I have also tried to write it using nlfilter (similar to the second solution given by Jonas) but it seems to be hard since I use Matlab 6.5 (R13) (there are no sophisticated function handles available).
So once again, I'm asking not for ready solution, but for some ideas that would help me to solve this in reasonable time. Maybe you will point me what I did wrong.
Edit:
As Mikhail suggested, the results of profiling are as follows:
65% of time was spent in the line H= exp(...)
25% of time was used by im2col
How big are I and H (i.e. numel(I)*8 bytes)? If you start paging, then the performance of your second solution is going to be affected very badly.
To test whether you really have a problem due to too large arrays, you can try and measure the speed of the calculation using tic and toc for arrays A of increasing size. If the execution time increases faster than by the square of the size of A, or if the execution time jumps at some size of A, you can try and split the padded I into a number of sub-arrays and perform the calculations like that.
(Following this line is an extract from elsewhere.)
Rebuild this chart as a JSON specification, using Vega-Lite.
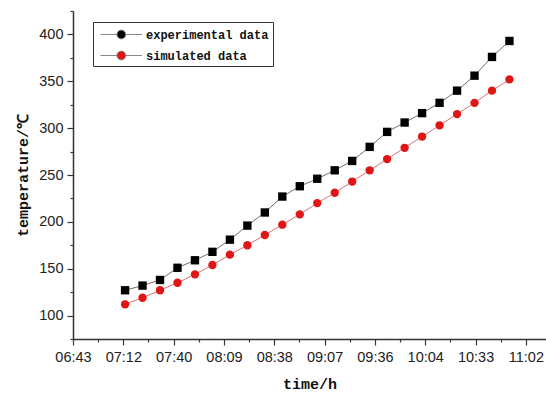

Otherwise, I don't see any obvious places where you could be losing lots of time. Well, maybe you could skip the reshape, by replacing B with A in your function (saves a little memory as well), and writing
A(:) = sum(H.*I,1)./sum(H,1);
You may also want to look into upgrading to a more recent version of Matlab - they've worked hard on improving performance.